Expanding children's horizons is vital when we consider that eating a variety of vegetables (and nutrients) is even more important than the quantity of veg they eat.

Try these books to help kids make friends with new vegetables:The Ugly Vegetables by Grace Lin; Jasper McFlea Will Not Eat His Tea by Lee Fox; Growing Colours by Bruce McMillan; I Can Eat a Rainbow by Annabel Karmel; and Growing Vegetable Soup and Eating the Alphabet by Lois Ehlert.

 

Gardening

Getting kids to grow their own veg is a great way to pique kids interest. Erica Lovel, who helps children grow food through her Gardening 4 Kids business, says kids love the sense of ownership and achievement they get from growing their own food. 

Lovel's 10-year-old daughter Cassie is a convert: “Because it is so exciting to grow your own veggies and when Mum says they are ready to eat, it’s like wow! And they always taste better than shop veggies.” 

Plus, homegrown food is always in season which makes for nutrient-packed produce.

Some of the easiest veggies for kids to grow are lettuce, snow peas, beans, cherry tomatoes, carrots and radish.

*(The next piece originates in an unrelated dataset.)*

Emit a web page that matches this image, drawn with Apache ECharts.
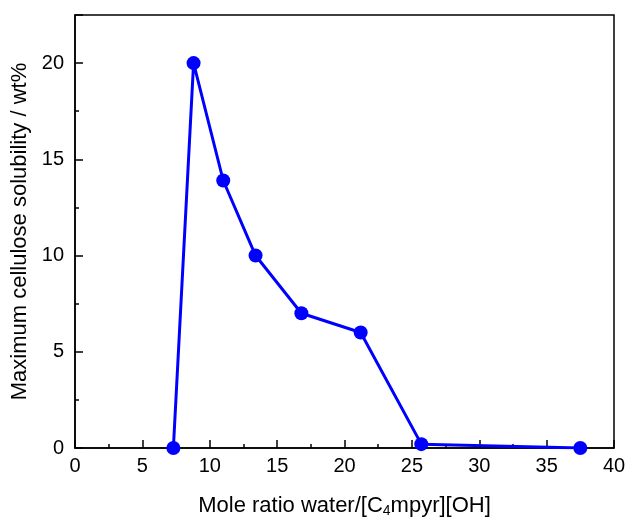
<!DOCTYPE html>
<html>
<head>
<meta charset="utf-8">
<script src="https://cdn.jsdelivr.net/npm/echarts@6/dist/echarts.min.js"></script>
<style>
  html, body { margin: 0; padding: 0; background: #fff; }
  #main { width: 630px; height: 518px; }
</style>
</head>
<body>
<div id="main"></div>
<script>
// mole ratio water/[C4mpyr][OH] vs max cellulose solubility
var moleRatio = [7.3, 8.8, 11.0, 13.4, 16.8, 21.2, 25.7, 37.5];
var solubility = [0, 20, 13.9, 10.0, 7.0, 6.0, 0.2, 0];
var xTicks = [0, 5, 10, 15, 20, 25, 30, 35, 40];
var yTicks = [0, 5, 10, 15, 20];

var points = moleRatio.map(function (x, i) { return [x, solubility[i]]; });

var fontFam = 'Liberation Sans, Arial, sans-serif';

var myChart = echarts.init(document.getElementById('main'));

var option = {
    animation: false,
    backgroundColor: '#fff',
    grid: {
        left: 75,
        right: 16,
        top: 15,
        bottom: 70,
        outerBoundsMode: 'none',
        containLabel: false,
        show: true,
        borderColor: '#000',
        borderWidth: 1.5,
        backgroundColor: 'transparent'
    },
    xAxis: {
        type: 'value',
        min: xTicks[0],
        max: xTicks[xTicks.length - 1],
        interval: 5,
        name: 'Mole ratio water/[C{sub|4}mpyr][OH]',
        nameLocation: 'middle',
        nameGap: 45,
        nameTextStyle: {
            color: '#000',
            fontSize: 22,
            fontFamily: fontFam,
            rich: {
                sub: { fontSize: 14, fontFamily: fontFam, color: '#000', padding: [11, 0, 0, 0] }
            }
        },
        axisLine: { lineStyle: { color: '#000', width: 1.5 } },
        axisTick: { inside: true, length: 8, lineStyle: { color: '#000', width: 1.5 } },
        minorTick: { show: true, splitNumber: 2, length: 4, lineStyle: { color: '#000', width: 1.5 } },
        axisLabel: { color: '#000', fontSize: 20, fontFamily: fontFam, margin: 8 },
        splitLine: { show: false }
    },
    yAxis: [{
        type: 'value',
        min: 0,
        max: 22.5,
        interval: 5,
        name: 'Maximum cellulose solubility / wt%',
        nameLocation: 'middle',
        nameGap: 40,
        nameTextStyle: { color: '#000', fontSize: 22, fontFamily: fontFam },
        axisLine: { lineStyle: { color: '#000', width: 1.5 } },
        axisTick: { inside: true, length: 8, lineStyle: { color: '#000', width: 1.5 } },
        axisLabel: {
            color: '#000', fontSize: 20, fontFamily: fontFam, margin: 11,
            formatter: function (v) { return yTicks.indexOf(v) >= 0 ? String(v) : ''; }
        },
        splitLine: { show: false }
    }, {
        // minor ticks only
        type: 'value',
        position: 'left',
        min: 0,
        max: 22.5,
        interval: 2.5,
        axisLine: { show: false },
        axisTick: { inside: true, length: 4, lineStyle: { color: '#000', width: 1.5 } },
        axisLabel: { show: false },
        splitLine: { show: false }
    }],
    series: [{
        type: 'line',
        data: points,
        symbol: 'circle',
        symbolSize: 14,
        itemStyle: { color: '#0000ff' },
        lineStyle: { color: '#0000ff', width: 3 }
    }]
};

myChart.setOption(option);
</script>
</body>
</html>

Lettuce and radish give the quickest results.

Young children can easily handle the large seeds of peas, beans and snow peas, and eat straight from the vine.

Expanding children's horizons is vital when we consider that eating a variety of vegetables (and nutrients) is even more important than the quantity of veg they eat.

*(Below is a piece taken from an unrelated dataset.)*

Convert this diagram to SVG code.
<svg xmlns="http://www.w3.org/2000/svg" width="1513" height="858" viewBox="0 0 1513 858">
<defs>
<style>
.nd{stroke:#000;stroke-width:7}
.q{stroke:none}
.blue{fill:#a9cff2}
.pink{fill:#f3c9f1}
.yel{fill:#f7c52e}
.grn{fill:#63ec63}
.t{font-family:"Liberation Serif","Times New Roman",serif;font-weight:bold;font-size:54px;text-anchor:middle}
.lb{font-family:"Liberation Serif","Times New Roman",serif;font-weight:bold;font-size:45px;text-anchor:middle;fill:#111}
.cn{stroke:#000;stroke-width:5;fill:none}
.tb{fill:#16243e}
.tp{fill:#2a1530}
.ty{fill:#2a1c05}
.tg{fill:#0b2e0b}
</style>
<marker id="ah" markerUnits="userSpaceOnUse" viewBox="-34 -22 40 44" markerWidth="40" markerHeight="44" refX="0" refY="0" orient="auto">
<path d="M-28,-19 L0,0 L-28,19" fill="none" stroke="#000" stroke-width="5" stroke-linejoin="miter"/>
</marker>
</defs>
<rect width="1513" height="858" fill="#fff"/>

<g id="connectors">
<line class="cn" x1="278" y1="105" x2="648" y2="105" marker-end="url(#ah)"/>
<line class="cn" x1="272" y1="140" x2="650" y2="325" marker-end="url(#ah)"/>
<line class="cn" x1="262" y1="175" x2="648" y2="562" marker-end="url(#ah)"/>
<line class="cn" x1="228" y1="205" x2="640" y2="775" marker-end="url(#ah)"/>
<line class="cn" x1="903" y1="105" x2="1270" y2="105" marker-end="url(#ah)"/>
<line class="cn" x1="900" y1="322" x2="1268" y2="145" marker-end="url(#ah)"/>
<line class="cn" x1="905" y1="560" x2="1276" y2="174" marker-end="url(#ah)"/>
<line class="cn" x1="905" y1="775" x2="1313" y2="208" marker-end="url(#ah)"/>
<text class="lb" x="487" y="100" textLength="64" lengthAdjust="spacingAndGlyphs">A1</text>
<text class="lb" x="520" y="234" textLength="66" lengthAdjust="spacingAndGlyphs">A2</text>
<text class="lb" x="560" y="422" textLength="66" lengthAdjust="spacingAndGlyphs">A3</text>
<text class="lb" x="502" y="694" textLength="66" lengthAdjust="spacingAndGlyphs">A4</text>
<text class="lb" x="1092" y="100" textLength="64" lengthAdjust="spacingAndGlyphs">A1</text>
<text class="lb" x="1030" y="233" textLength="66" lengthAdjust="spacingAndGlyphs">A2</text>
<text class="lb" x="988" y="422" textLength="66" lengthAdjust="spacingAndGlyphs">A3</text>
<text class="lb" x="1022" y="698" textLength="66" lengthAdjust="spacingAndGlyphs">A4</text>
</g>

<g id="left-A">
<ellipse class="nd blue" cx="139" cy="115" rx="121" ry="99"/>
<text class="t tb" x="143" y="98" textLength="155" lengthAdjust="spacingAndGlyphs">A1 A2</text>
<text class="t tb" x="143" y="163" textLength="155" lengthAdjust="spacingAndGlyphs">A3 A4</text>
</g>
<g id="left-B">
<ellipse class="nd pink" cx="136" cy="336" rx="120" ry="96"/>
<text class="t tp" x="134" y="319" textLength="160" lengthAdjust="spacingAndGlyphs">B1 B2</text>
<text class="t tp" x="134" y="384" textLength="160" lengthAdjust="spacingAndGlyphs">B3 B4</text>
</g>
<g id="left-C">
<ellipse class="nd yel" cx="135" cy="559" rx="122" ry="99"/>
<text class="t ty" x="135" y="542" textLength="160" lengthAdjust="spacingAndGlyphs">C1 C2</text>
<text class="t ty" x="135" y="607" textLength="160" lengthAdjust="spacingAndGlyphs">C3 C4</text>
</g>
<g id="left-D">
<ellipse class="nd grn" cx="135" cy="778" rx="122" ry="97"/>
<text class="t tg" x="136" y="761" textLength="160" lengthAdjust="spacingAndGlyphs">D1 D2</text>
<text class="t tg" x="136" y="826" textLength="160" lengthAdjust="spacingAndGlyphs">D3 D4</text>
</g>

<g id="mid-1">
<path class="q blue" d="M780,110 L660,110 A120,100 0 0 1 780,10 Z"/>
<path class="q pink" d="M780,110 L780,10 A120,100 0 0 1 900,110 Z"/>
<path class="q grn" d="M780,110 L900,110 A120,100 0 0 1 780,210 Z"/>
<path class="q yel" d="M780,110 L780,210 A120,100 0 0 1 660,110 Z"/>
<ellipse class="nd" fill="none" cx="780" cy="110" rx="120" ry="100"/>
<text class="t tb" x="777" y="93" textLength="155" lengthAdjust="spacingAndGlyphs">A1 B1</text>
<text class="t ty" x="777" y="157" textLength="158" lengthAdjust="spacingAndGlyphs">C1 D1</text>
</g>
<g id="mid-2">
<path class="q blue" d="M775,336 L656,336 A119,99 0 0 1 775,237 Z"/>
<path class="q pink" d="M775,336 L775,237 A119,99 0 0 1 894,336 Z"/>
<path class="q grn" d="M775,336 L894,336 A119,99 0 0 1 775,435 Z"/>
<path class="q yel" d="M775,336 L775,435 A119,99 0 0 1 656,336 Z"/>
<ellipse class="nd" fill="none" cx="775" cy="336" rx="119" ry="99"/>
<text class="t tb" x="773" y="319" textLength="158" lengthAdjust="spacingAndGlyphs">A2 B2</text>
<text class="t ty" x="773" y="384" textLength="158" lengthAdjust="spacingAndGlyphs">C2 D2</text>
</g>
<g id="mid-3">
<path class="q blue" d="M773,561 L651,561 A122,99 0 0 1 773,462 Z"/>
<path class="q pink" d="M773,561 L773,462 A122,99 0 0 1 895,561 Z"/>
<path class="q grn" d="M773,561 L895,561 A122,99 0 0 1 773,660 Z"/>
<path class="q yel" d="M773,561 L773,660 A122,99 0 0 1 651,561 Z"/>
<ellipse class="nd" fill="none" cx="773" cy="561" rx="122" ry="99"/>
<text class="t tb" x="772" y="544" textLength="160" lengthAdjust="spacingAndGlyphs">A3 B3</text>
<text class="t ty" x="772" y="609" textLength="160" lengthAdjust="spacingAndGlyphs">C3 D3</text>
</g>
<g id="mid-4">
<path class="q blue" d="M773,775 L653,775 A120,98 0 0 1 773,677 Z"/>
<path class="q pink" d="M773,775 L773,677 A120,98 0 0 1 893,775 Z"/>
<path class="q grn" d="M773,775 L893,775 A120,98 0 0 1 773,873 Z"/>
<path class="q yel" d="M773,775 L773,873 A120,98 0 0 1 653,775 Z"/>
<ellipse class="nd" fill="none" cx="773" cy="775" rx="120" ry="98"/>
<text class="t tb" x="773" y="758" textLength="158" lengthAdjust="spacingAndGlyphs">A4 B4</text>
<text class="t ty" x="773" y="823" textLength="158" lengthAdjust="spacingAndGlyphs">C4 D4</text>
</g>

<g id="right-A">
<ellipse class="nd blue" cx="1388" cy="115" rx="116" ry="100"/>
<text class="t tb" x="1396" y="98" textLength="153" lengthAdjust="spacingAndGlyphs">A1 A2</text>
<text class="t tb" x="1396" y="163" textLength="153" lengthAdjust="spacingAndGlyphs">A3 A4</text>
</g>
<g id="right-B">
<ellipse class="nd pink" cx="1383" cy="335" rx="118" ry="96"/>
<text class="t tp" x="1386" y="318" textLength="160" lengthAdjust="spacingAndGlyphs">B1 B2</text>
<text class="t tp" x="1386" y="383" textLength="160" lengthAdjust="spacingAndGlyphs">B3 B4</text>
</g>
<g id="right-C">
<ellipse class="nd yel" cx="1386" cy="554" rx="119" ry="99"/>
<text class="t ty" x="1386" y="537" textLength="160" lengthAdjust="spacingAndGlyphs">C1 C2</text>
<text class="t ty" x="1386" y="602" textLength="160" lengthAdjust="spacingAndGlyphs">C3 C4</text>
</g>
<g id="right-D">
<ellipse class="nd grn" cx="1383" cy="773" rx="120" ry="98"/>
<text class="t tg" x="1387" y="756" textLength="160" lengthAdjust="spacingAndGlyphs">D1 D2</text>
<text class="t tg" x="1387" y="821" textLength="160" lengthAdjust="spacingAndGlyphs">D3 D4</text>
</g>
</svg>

To cater for all tastes, grow a variety of plants.

"All kids will have different preferences, so always try to grow several different types of veggies and you may be very surprised what your children will try. One of my daughters won’t eat broccoli unless she picks it straight off the plant and eats it raw," says Lovel.

Most veggies need ample sunlight but even with nil outdoor space, you could grow lettuce and rocket on a sunny windowsill inside.

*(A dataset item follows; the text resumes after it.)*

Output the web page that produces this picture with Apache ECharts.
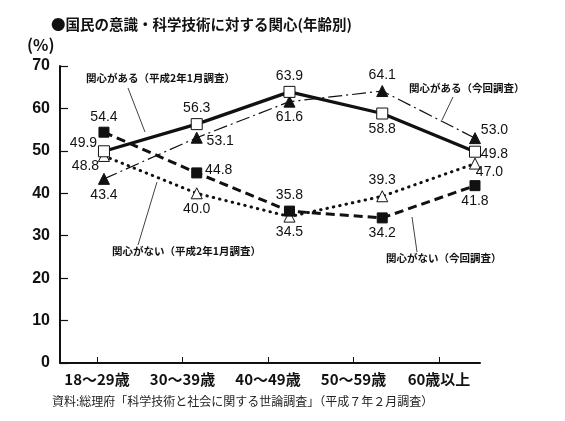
<!DOCTYPE html>
<html>
<head>
<meta charset="utf-8">
<script src="https://cdn.jsdelivr.net/npm/echarts@6/dist/echarts.min.js"></script>
<style>
  html, body { margin: 0; padding: 0; background: #fff; }
  #main { width: 565px; height: 421px; }
</style>
</head>
<body>
<div id="main"></div>
<script>
// 年齢区分
const categories = ["18～29歳", "30～39歳", "40～49歳", "50～59歳", "60歳以上"];
// 関心がある（平成2年1月調査）
const interestOld = [49.9, 56.3, 63.9, 58.8, 49.8];
// 関心がある（今回調査）
const interestNow = [43.4, 53.1, 61.6, 64.1, 53.0];
// 関心がない（平成2年1月調査）
const noInterestOld = [48.8, 40.0, 34.5, 39.3, 47.0];
// 関心がない（今回調査）
const noInterestNow = [54.4, 44.8, 35.8, 34.2, 41.8];
const yTicks = [0, 10, 20, 30, 40, 50, 60, 70];

// ラベル位置（マーカー中心からのずれ、または方向）
const posA = [[-20, -8], "top", "top", "bottom", [20, 3]];
const posB = ["bottom", [24, 4], "bottom", "top", [20, -7]];
const posC = [[-18, 11], "bottom", "bottom", "top", [15, 9]];
const posD = ["top", [22, -3], "top", "bottom", "bottom"];

const font = "Liberation Sans, Arial, sans-serif";
const jp = "Noto Sans CJK JP";
const SYM = 11;

// 原図ではマーカーが目盛りより右へずれているので、系列は別の軸に載せる
const withLabels = (vals, pos) =>
  vals.map((v, i) => {
    const p = pos[i];
    const label = Array.isArray(p)
      ? { position: [p[0] + SYM / 2, p[1] + SYM / 2], align: "center", verticalAlign: "middle" }
      : { position: p, distance: 3 };
    return { value: [i, v], label: label };
  });

const baseLabel = {
  show: true,
  color: "#111",
  fontSize: 14,
  fontFamily: font,
  formatter: (p) => p.value[1].toFixed(1),
};

const chart = echarts.init(document.getElementById("main"));
const option = {
  backgroundColor: "#fff",
  animation: false,
  grid: [
    { left: 60, right: 85, top: 66, bottom: 58 },
    { left: 97, right: 126, top: 66, bottom: 58 },
  ],
  xAxis: [
    {
      // 系列用（線だけ表示）
      type: "value",
      gridIndex: 0,
      min: -0.474,
      max: 4.054,
      splitLine: { show: false },
      axisLine: { show: true, onZero: false, lineStyle: { color: "#111", width: 2 } },
      axisTick: { show: false },
      axisLabel: { show: false },
    },
    {
      // 目盛りとラベル用
      type: "category",
      gridIndex: 1,
      data: categories,
      boundaryGap: false,
      axisLine: { show: false },
      axisTick: { show: true, inside: true, length: 6, lineStyle: { color: "#111", width: 1 } },
      axisLabel: { interval: 0, color: "#111", fontSize: 15, fontWeight: "bold", fontFamily: jp, margin: 9 },
    },
  ],
  yAxis: [
    {
      type: "value",
      gridIndex: 0,
      min: yTicks[0],
      max: yTicks[yTicks.length - 1],
      interval: 10,
      splitLine: { show: false },
      axisLine: { show: true, onZero: false, lineStyle: { color: "#111", width: 2 } },
      axisTick: { show: true, inside: true, length: 8, lineStyle: { color: "#111", width: 1.2 } },
      axisLabel: { color: "#111", fontSize: 16, fontWeight: "bold", fontFamily: font, margin: 10 },
    },
    {
      type: "value",
      gridIndex: 1,
      min: yTicks[0],
      max: yTicks[yTicks.length - 1],
      show: false,
    },
  ],
  graphic: [
    { type: "text", left: 51, top: 17, style: { text: "●国民の意識・科学技術に対する関心(年齢別)", font: "bold 14.5px " + jp, fill: "#111" } },
    { type: "text", left: 27, top: 37, style: { text: "(%)", font: "bold 16px " + jp, fill: "#111" } },
    // 注記
    { type: "text", left: 86, top: 73, style: { text: "関心がある（平成2年1月調査）", font: "bold 10.5px " + jp, fill: "#111" } },
    { type: "line", shape: { x1: 128, y1: 88, x2: 145, y2: 132 }, style: { stroke: "#111", lineWidth: 0.8 } },
    { type: "text", left: 409, top: 83, style: { text: "関心がある（今回調査）", font: "bold 10.5px " + jp, fill: "#111" } },
    { type: "line", shape: { x1: 453, y1: 97, x2: 442, y2: 120 }, style: { stroke: "#111", lineWidth: 0.8 } },
    { type: "text", left: 112, top: 246, style: { text: "関心がない（平成2年1月調査）", font: "bold 10.5px " + jp, fill: "#111" } },
    { type: "line", shape: { x1: 138, y1: 245, x2: 157, y2: 182 }, style: { stroke: "#111", lineWidth: 0.8 } },
    { type: "text", left: 386, top: 253, style: { text: "関心がない（今回調査）", font: "bold 10.5px " + jp, fill: "#111" } },
    { type: "line", shape: { x1: 417, y1: 252, x2: 412, y2: 217 }, style: { stroke: "#111", lineWidth: 0.8 } },
    { type: "text", left: 52, top: 395, style: { text: "資料:総理府「科学技術と社会に関する世論調査」（平成７年２月調査）", font: "12px " + jp, fill: "#222" } },
  ],
  series: [
    {
      name: "関心がない（平成2年1月調査）",
      type: "line",
      xAxisIndex: 0,
      yAxisIndex: 0,
      data: withLabels(noInterestOld, posC),
      symbol: "triangle",
      symbolSize: SYM,
      itemStyle: { color: "#fff", borderColor: "#111", borderWidth: 1 },
      lineStyle: { color: "#111", width: 3, type: [0.5, 6], cap: "round" },
      label: baseLabel,
      z: 2,
    },
    {
      name: "関心がない（今回調査）",
      type: "line",
      xAxisIndex: 0,
      yAxisIndex: 0,
      data: withLabels(noInterestNow, posD),
      symbol: "rect",
      symbolSize: SYM - 1,
      itemStyle: { color: "#111", borderColor: "#111", borderWidth: 1 },
      lineStyle: { color: "#111", width: 3, type: [9, 5] },
      label: baseLabel,
      z: 3,
    },
    {
      name: "関心がある（今回調査）",
      type: "line",
      xAxisIndex: 0,
      yAxisIndex: 0,
      data: withLabels(interestNow, posB),
      symbol: "triangle",
      symbolSize: SYM,
      itemStyle: { color: "#111", borderColor: "#111", borderWidth: 1 },
      lineStyle: { color: "#111", width: 1.2, type: [14, 4, 2, 4] },
      label: baseLabel,
      z: 4,
    },
    {
      name: "関心がある（平成2年1月調査）",
      type: "line",
      xAxisIndex: 0,
      yAxisIndex: 0,
      data: withLabels(interestOld, posA),
      symbol: "rect",
      symbolSize: SYM,
      itemStyle: { color: "#fff", borderColor: "#111", borderWidth: 1 },
      lineStyle: { color: "#111", width: 3.2 },
      label: baseLabel,
      z: 5,
    },
  ],
};
chart.setOption(option);
</script>
</body>
</html>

Anyone can grow sprouts in a recycled jar, or put veggie offcuts in a saucer of water and watch them grow tender, edible leaves. Try carrot tops, bok choy bottoms, or spring onion roots (change the water daily).

 

Cooking

When you or I cook something healthy, of course we want to taste it. Research says that little ones are also more tempted by the meals they help cook.

A good way to ease kids into helping you cook is to roast a simple batch of diced vegetables together, suggests Jeff Leong of The Nutrition Guru and The Chef (he's the chef). These can form the base of a variety of meals over the next few days, including salads, frittatas, savoury muffins or soups.

"Children love roasted veggies because roasting brings out their natural sweetness," he says.

Homemade pizzas are another easy meal you can load up with zucchini, mushroom, capsicum and tomato.

Get kids to help blend up green smoothies, with fruit plus spinach, kale or zucchini.

Getting kids to help cook and bake not only gets them interested in the food but helps develop other skills too, says Anneka Manning, SBS Bakeproof columnist and Director of BakeClub.

"Whisking, stirring, rolling, mashing, icing and cutting help get the [cooking] job done, as well as helping the development of fine motor skills," says Manning.

"Experimentation and problem-solving are big when you bake, and kids love the chance to predict what may happen when a bunch of ingredients come together or when they are mixed in a certain way — so there’s a tick for development of cognitive skills."

Choosing simple recipes, like baked pumpkin gnocchi, and not trying to cook together when you're rushed or overly tired makes it less stressful. However, you can always let little helpers wash the veggies without fearing dinner might be ruined.

Baked pumpkin gnocchi combines pumpkin, tomatoes and spinach for a delicious, nutritious meal.

"Try not to hover over them, just let them explore the veggies. They will splash water on the floor, but they’ll also be learning about food and hopefully building a love of cooking," says Leong.

In fact, he says for cooking to be joyful, some chaos is essential. "Let them make mess. If children feel free to experiment and explore, it will be a fun experience and they will learn from it along the way."